What is Ethereum's plan for post-quantum migration?

Ethereum's long-term roadmap, particularly the section Vitalik Buterin refers to as 'The Splurge,' includes cryptographic agility and post-quantum preparedness. Proposed mechanisms include STARK-based authentication (which relies on hash functions rather than elliptic curves and is already quantum-resistant) and leveraging ERC-4337 account abstraction to allow smart contract wallets to switch signature schemes. A hard-fork response plan for an emergency quantum scenario has also been outlined publicly, though no firm migration timeline has been set.

Should I move my EURS to an exchange as protection against quantum attacks?

Not necessarily. Moving assets to an exchange shifts key management to the exchange's infrastructure, which may or may not have a post-quantum roadmap. It also introduces counterparty risk. A better near-term approach is using fresh receiving addresses, considering smart contract wallets with upgradeable signature logic, and monitoring Ethereum's migration progress. Concentrating all assets on one custodian does not eliminate quantum risk and adds other risks.

What is the difference between a 'harvest now, decrypt later' attack and a direct key theft attack?
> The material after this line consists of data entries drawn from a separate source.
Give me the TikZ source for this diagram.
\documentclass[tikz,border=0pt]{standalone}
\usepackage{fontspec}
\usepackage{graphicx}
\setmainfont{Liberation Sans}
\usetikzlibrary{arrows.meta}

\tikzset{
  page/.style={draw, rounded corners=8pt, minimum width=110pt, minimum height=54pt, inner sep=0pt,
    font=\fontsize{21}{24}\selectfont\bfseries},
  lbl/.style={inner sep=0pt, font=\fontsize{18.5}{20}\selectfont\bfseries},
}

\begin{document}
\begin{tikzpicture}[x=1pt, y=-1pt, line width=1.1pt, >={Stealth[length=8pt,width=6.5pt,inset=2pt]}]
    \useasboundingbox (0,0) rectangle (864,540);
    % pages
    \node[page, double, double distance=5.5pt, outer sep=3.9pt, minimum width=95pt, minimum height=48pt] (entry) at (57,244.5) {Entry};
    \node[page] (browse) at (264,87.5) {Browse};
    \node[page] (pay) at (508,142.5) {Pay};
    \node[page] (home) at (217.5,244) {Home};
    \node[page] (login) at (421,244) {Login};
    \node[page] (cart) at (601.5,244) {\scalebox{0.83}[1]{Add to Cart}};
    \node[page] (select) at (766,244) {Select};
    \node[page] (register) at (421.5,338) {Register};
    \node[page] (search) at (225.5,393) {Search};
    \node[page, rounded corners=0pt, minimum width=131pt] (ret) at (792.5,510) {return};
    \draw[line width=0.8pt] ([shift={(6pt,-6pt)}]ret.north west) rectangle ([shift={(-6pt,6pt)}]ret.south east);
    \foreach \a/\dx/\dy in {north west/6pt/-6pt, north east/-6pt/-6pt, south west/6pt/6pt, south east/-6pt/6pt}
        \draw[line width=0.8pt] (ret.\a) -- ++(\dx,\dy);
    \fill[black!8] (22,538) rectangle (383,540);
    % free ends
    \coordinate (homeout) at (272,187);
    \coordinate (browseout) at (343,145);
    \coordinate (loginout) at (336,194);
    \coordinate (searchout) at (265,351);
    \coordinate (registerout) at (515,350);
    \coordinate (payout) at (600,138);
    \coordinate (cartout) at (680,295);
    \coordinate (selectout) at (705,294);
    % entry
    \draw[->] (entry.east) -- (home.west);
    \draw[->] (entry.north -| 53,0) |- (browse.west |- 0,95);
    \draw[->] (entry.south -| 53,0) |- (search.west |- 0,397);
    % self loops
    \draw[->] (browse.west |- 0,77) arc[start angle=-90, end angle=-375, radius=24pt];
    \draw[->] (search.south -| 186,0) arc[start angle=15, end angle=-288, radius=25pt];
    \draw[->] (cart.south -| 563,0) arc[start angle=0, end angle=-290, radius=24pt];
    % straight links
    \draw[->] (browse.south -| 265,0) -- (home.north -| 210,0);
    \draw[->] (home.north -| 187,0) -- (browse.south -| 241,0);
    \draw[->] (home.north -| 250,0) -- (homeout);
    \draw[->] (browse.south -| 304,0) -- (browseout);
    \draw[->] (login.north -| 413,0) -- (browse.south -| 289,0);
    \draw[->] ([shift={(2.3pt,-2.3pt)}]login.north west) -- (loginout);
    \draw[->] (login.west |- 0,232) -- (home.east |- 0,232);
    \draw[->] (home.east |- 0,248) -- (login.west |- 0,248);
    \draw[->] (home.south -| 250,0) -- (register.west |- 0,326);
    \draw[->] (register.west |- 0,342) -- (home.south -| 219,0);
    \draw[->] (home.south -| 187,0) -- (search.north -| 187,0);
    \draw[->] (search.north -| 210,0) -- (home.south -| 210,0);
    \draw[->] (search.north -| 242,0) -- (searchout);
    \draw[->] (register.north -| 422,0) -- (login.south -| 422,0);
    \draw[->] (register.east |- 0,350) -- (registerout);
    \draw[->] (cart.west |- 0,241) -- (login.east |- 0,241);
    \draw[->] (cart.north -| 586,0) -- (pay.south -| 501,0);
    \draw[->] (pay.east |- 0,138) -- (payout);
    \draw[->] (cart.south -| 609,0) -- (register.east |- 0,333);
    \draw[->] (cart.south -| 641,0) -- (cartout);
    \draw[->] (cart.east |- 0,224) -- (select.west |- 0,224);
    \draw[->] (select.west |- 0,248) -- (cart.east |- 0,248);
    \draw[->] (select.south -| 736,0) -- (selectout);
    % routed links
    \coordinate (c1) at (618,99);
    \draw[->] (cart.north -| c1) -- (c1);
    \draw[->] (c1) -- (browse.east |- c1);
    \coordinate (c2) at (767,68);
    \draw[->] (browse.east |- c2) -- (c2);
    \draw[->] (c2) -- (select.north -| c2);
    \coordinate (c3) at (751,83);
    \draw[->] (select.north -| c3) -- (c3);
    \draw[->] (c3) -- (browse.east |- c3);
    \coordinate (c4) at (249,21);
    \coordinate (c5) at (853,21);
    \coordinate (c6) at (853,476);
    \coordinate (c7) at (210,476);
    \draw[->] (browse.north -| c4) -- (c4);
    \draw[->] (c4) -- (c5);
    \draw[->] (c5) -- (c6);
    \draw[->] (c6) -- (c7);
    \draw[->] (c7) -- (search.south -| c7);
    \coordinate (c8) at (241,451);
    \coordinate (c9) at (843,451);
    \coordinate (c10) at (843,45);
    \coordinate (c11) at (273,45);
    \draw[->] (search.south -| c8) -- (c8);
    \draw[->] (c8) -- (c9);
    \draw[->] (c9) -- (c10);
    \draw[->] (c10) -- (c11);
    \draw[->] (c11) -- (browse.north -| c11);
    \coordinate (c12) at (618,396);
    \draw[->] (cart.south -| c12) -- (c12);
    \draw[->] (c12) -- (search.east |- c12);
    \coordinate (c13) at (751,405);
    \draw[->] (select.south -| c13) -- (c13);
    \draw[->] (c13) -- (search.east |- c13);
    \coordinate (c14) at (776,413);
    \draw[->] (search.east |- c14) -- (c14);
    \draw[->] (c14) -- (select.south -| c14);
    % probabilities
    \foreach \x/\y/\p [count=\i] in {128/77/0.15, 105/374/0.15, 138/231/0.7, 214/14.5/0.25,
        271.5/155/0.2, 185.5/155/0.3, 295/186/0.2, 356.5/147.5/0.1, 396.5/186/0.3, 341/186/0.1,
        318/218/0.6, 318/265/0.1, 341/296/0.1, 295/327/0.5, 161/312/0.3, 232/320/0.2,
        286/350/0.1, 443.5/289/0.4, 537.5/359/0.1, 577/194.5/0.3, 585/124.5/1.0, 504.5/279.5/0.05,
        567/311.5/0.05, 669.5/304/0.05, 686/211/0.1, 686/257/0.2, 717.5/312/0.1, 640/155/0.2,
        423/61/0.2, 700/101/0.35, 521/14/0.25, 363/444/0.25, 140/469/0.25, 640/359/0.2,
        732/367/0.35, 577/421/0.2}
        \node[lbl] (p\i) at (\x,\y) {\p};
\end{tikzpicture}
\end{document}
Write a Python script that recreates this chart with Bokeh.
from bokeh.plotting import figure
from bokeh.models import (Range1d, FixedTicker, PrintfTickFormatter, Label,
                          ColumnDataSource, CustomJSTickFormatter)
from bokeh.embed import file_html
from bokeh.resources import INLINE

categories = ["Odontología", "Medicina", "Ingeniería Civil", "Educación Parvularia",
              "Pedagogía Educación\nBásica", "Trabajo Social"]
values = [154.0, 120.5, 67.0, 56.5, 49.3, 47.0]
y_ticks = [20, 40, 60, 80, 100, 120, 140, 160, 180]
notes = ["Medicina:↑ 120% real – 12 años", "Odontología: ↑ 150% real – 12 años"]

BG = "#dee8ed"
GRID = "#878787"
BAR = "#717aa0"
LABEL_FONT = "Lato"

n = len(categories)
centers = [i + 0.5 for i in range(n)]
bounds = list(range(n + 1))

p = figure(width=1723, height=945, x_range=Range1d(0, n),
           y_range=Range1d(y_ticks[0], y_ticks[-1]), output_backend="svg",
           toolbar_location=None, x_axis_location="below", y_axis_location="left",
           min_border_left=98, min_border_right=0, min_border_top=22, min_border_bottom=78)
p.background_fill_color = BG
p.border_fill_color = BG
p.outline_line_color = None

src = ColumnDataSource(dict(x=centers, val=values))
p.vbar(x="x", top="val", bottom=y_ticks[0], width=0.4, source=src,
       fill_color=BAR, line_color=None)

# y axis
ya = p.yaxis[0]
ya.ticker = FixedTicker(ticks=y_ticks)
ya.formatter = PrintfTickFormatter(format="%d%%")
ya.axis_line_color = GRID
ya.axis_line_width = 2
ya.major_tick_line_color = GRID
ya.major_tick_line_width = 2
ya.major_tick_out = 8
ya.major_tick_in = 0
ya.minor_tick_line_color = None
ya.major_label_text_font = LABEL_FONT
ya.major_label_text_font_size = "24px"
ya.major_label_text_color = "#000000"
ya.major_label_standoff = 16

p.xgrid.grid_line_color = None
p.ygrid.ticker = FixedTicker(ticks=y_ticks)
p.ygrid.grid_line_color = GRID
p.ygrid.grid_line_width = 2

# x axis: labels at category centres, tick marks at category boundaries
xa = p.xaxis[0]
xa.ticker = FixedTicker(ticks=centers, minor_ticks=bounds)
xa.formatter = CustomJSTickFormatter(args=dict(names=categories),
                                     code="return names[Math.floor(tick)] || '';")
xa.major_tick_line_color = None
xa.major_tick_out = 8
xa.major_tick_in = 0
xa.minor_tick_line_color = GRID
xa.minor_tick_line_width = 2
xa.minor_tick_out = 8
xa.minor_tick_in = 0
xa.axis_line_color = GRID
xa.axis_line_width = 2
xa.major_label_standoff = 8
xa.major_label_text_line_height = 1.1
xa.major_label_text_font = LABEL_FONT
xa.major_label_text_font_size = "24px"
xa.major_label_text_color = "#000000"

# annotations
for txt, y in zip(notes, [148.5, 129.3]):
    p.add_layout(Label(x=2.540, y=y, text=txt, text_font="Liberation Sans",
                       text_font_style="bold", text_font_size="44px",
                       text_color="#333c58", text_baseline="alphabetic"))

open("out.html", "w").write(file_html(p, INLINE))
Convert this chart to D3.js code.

'Harvest now, decrypt later' refers to collecting encrypted data today and decrypting it once a quantum computer is available. This is a real near-term threat for sensitive communications and files. Direct key theft from a live blockchain requires a quantum computer to derive a private key from a public key faster than the network's block confirmation time (about 12 seconds for Ethereum). That second attack type requires significantly more advanced quantum hardware and is further from being feasible.